> **Problem**: Retype the lines beneath this one, from the first through the line containing "ph_with = [6.9, 5.65, 5.35, 8.35]". Pictures are left out.

======== Raw data

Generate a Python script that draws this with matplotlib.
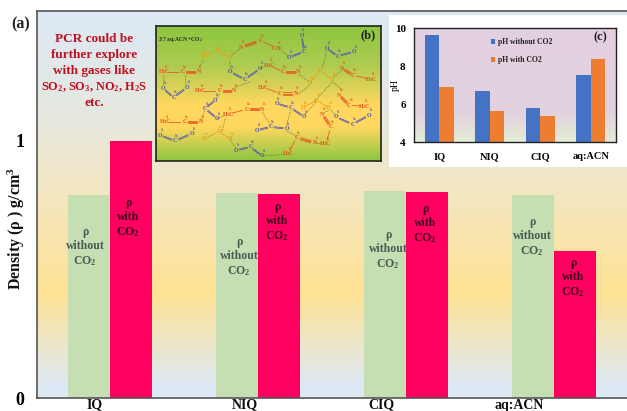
import numpy as np
import matplotlib
matplotlib.use('Agg')
import matplotlib.pyplot as plt
from matplotlib.colors import LinearSegmentedColormap
from matplotlib.patches import Rectangle

plt.rcParams['font.family'] = ['Liberation Serif', 'DejaVu Sans']
plt.rcParams['font.weight'] = 'bold'
plt.rcParams['mathtext.fontset'] = 'custom'
plt.rcParams['mathtext.rm'] = 'Liberation Serif:bold'
plt.rcParams['mathtext.it'] = 'Liberation Serif:bold'
plt.rcParams['mathtext.bf'] = 'Liberation Serif:bold'

W, H = 627, 411

# main chart
categories = ['IQ', 'NIQ', 'CIQ', 'aq:ACN']
rho_without = [0.79, 0.798, 0.805, 0.79]
rho_with = [1.0, 0.795, 0.80, 0.572]

# inset c
ph_without = [9.62, 6.7, 5.8, 7.5]
ph_with = [6.9, 5.65, 5.35, 8.35]

# inset b, molecules in crop pixels
acn = [
    [(42, 215, 'H$_3$C'), (98, 215, 'C'), (145, 215, 'N')],
    [(150, 272, 'H$_3$C'), (208, 272, 'C'), (252, 272, 'N')],
    [(45, 365, 'H$_3$C'), (103, 365, 'C'), (152, 365, 'N')],
    [(235, 342, 'H$_3$C'), (288, 327, 'C'), (335, 327, 'N')],
    [(340, 262, 'H$_3$C'), (388, 280, 'C'), (435, 280, 'N')],
    [(356, 195, 'H$_3$C'), (397, 215, 'C'), (443, 215, 'N')],
    [(380, 145, 'CH$_3$'), (330, 122, 'C'), (272, 142, 'N')],
    [(660, 238, 'H$_3$C'), (605, 225, 'C'), (575, 205, 'N')],
    [(640, 318, 'H$_3$C'), (595, 315, 'C'), (565, 285, 'N')],
    [(525, 430, 'H$_3$C'), (540, 380, 'C'), (515, 342, 'N')],
    [(412, 460, 'H$_3$C'), (438, 412, 'C'), (492, 428, 'N')],
]
co2 = [
    [(40, 265), (70, 292), (110, 262)],
    [(240, 215), (283, 238), (330, 205)],
    [(415, 172), (460, 155), (453, 105)],
    [(528, 145), (560, 168), (610, 155)],
    [(378, 310), (420, 322), (460, 350)],
    [(195, 300), (165, 325), (200, 355)],
    [(30, 405), (75, 422), (125, 400)],
    [(320, 390), (360, 380), (408, 385)],
    [(258, 450), (300, 440), (335, 467)],
    [(555, 350), (605, 372), (655, 345)],
]
water = [
    [(160, 170), (200, 150), (238, 172)],
    [(478, 248), (507, 212), (545, 238)],
    [(458, 322), (497, 300), (533, 322)],
    [(162, 415), (205, 395), (240, 415)],
]
hbonds = [
    (42, 225, 40, 258), (105, 225, 108, 255), (145, 205, 160, 180), (238, 182, 240, 208),
    (245, 165, 270, 145), (330, 205, 345, 195), (395, 155, 415, 168), (445, 222, 475, 245),
    (515, 205, 528, 150), (550, 230, 575, 208), (545, 245, 575, 270), (490, 305, 545, 245),
    (445, 280, 478, 255), (252, 262, 300, 245), (208, 282, 195, 295), (152, 358, 165, 330),
    (200, 355, 225, 345), (215, 395, 225, 355), (240, 420, 258, 445), (335, 335, 360, 375),
    (460, 345, 497, 305), (408, 375, 420, 330), (408, 392, 438, 408), (335, 467, 405, 462),
    (492, 428, 520, 432), (533, 330, 515, 340), (540, 330, 555, 345),
]


def px_axes(fig, x0, y0, x1, y1):
    return fig.add_axes([x0 / W, 1 - y1 / H, (x1 - x0) / W, (y1 - y0) / H])


# stops run from the top of the axes to the bottom
def gradient(ax, stops):
    cmap = LinearSegmentedColormap.from_list('g', stops)
    grad = np.linspace(0, 1, 256).reshape(-1, 1)
    ax.imshow(grad, cmap=cmap, aspect='auto', extent=(0, 1, 0, 1),
              transform=ax.transAxes, zorder=0, interpolation='bilinear')


def px_text(fig, x, y, s, **kw):
    kw.setdefault('ha', 'center')
    kw.setdefault('va', 'center')
    fig.text(x / W, 1 - y / H, s, **kw)


def bond(ax, p, q, n, color):
    p = np.array(p, dtype=float)
    q = np.array(q, dtype=float)
    d = q - p
    norm = np.hypot(d[0], d[1]) or 1.0
    perp = np.array([-d[1], d[0]]) / norm
    for k in np.linspace(-(n - 1) / 2, (n - 1) / 2, n):
        a = p + d * 0.22 + perp * k * 3.2
        b = q - d * 0.22 + perp * k * 3.2
        ax.plot([a[0], b[0]], [a[1], b[1]], color=color, lw=0.55, zorder=2)


def atom(ax, x, y, s, color, delta):
    ax.text(x, y, s, color=color, fontsize=4.2, ha='center', va='center', zorder=3)
    ax.text(x + 7, y - 15, delta, color=color, fontsize=2.8, ha='center', va='center', zorder=3)


def draw_molecules(ax):
    for x0, y0, x1, y1 in hbonds:
        ax.plot([x0, x1], [y0, y1], color='#5a6a30', lw=0.5, ls=(0, (1.5, 1.5)), zorder=1)
    for m in acn:
        c = '#e8501e'
        bond(ax, m[0][:2], m[1][:2], 1, c)
        bond(ax, m[1][:2], m[2][:2], 3, c)
        for x, y, s in m:
            atom(ax, x, y, s, c, 'δ+' if s == 'C' else 'δ-')
    for m in co2:
        c = '#4f55b5'
        bond(ax, m[0], m[1], 2, c)
        bond(ax, m[1], m[2], 2, c)
        for (x, y), s, dl in zip(m, 'OCO', ['δ-', 'δ+', 'δ-']):
            atom(ax, x, y, s, c, dl)
    for m in water:
        c = '#f09a10'
        bond(ax, m[0], m[1], 1, c)
        bond(ax, m[1], m[2], 1, c)
        for (x, y), s, dl in zip(m, 'HOH', ['δ+', 'δ-', 'δ+']):
            atom(ax, x, y, s, c, dl)


fig = plt.figure(figsize=(W / 100, H / 100), dpi=100)

# main density chart
ax = px_axes(fig, 37, 11, 640, 398)
gradient(ax, [(0, '#dde9f5'), (0.27, '#e6e8e0'), (0.45, '#f2e6c4'), (0.73, '#ffe294'),
              (0.97, '#dde9f5'), (1, '#dde9f5')])
x = np.arange(len(categories))
bw = 0.285
ax.bar(x - bw / 2, rho_without, bw, color='#c5deb2', zorder=2)
ax.bar(x + bw / 2, rho_with, bw, color='#ff0060', zorder=2)
ax.set_xlim(-0.493, 3.58)
ax.set_ylim(0, 1.505)
ax.set_yticks([0, 1])
ax.set_yticklabels(['0', '1'], fontsize=13)
ax.tick_params(axis='y', length=0, pad=9)
ax.set_xticks([])
for s in ['top', 'left', 'bottom']:
    ax.spines[s].set_color('#555555')
    ax.spines[s].set_linewidth(1.2)
ax.spines['right'].set_visible(False)

px_text(fig, 16, 228, 'Density (ρ ) g/cm$^3$', fontsize=11.5, rotation=90, color='#111111')

for cx, lab in zip([95, 245, 381, 519], categories):
    px_text(fig, cx, 405, lab, fontsize=10, color='#111111')

px_text(fig, 11, 24, '(a)', fontsize=11.5, color='#222222', ha='left')
red = '#c00f1e'
for y, s, fs in zip([39, 55, 71, 87, 103],
                    ['PCR could be', 'further explore', 'with gases like',
                     'SO$_2$, SO$_3$, NO$_2$, H$_2$S', 'etc.'],
                    [9.5, 9.5, 9.5, 8.8, 9.5]):
    px_text(fig, 94, y, s, fontsize=fs, color=red)

without_txt = 'ρ\nwithout\nCO$_2$'
with_txt = 'ρ\nwith\nCO$_2$'
for cx, cy in zip([85, 239, 388, 532], [247, 257, 250, 237]):
    px_text(fig, cx, cy, without_txt, fontsize=8.5, color='#4a5a55', linespacing=1.2)
for cx, cy in zip([128, 277, 425, 573], [218, 222, 224, 278]):
    px_text(fig, cx, cy, with_txt, fontsize=8.5, color='#3a0020', linespacing=1.2)

# inset b
axb = px_axes(fig, 156, 26, 381, 161)
gradient(axb, [(0, '#8cc63f'), (0.3, '#b0cc50'), (0.58, '#ffd75e'), (0.75, '#ffd75e'), (1, '#8cc63f')])
draw_molecules(axb)
axb.set_xlim(18, 690)
axb.set_ylim(482, 78)
axb.set_xticks([])
axb.set_yticks([])
for s in axb.spines.values():
    s.set_color('#222222')
    s.set_linewidth(1.2)
axb.text(24, 117, '3:7 aq:ACN +CO$_2$', fontsize=4, ha='left', va='center', color='#222222')
axb.text(650, 107, '(b)', fontsize=9, ha='center', va='center', color='#222222')

# inset c
fig.add_artist(Rectangle((389 / W, 1 - 167 / H), 240 / W, 152 / H, transform=fig.transFigure,
                         facecolor='white', edgecolor='none', zorder=1))
axc = px_axes(fig, 414, 28, 616, 142)
axc.set_zorder(2)
gradient(axc, [(0, '#e2cfe0'), (0.75, '#e2d2df'), (0.94, '#e2e6d6'), (1, '#e2efd9')])
xc = np.arange(len(categories))
axc.bar(xc - bw / 2, ph_without, bw, color='#4472c4', zorder=2, label='pH without CO2')
axc.bar(xc + bw / 2, ph_with, bw, color='#ed7d31', zorder=2, label='pH with CO2')
axc.set_xlim(-0.5, 3.5)
axc.set_ylim(4, 10)
axc.set_yticks([4, 6, 8, 10])
axc.set_xticks(xc)
axc.set_xticklabels(categories, fontsize=7.5)
axc.tick_params(axis='y', length=0, labelsize=8, pad=6)
axc.tick_params(axis='x', length=0, pad=7)
axc.set_ylabel('pH', fontsize=7)
axc.yaxis.set_label_coords(-0.07, 0.5)
for s in axc.spines.values():
    s.set_color('#222222')
    s.set_linewidth(1.0)
axc.legend(loc='upper left', bbox_to_anchor=(0.36, 0.945), frameon=False, fontsize=5.5,
           handlelength=0.6, handleheight=0.7, handletextpad=0.4, labelspacing=1.35,
           borderpad=0, labelcolor='#222222')
axc.text(3.2, 9.5, '(c)', fontsize=9, ha='center', va='center', color='#222222')

fig.savefig('out.png', dpi=100)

================

> **Exercise solution**:
Generate a Python script that draws this with matplotlib.
import numpy as np
import matplotlib
matplotlib.use('Agg')
import matplotlib.pyplot as plt
from matplotlib.colors import LinearSegmentedColormap
from matplotlib.patches import Rectangle

plt.rcParams['font.family'] = ['Liberation Serif', 'DejaVu Sans']
plt.rcParams['font.weight'] = 'bold'
plt.rcParams['mathtext.fontset'] = 'custom'
plt.rcParams['mathtext.rm'] = 'Liberation Serif:bold'
plt.rcParams['mathtext.it'] = 'Liberation Serif:bold'
plt.rcParams['mathtext.bf'] = 'Liberation Serif:bold'

W, H = 627, 411

# main chart
categories = ['IQ', 'NIQ', 'CIQ', 'aq:ACN']
rho_without = [0.79, 0.798, 0.805, 0.79]
rho_with = [1.0, 0.795, 0.80, 0.572]

# inset c
ph_without = [9.62, 6.7, 5.8, 7.5]
ph_with = [6.9, 5.65, 5.35, 8.35]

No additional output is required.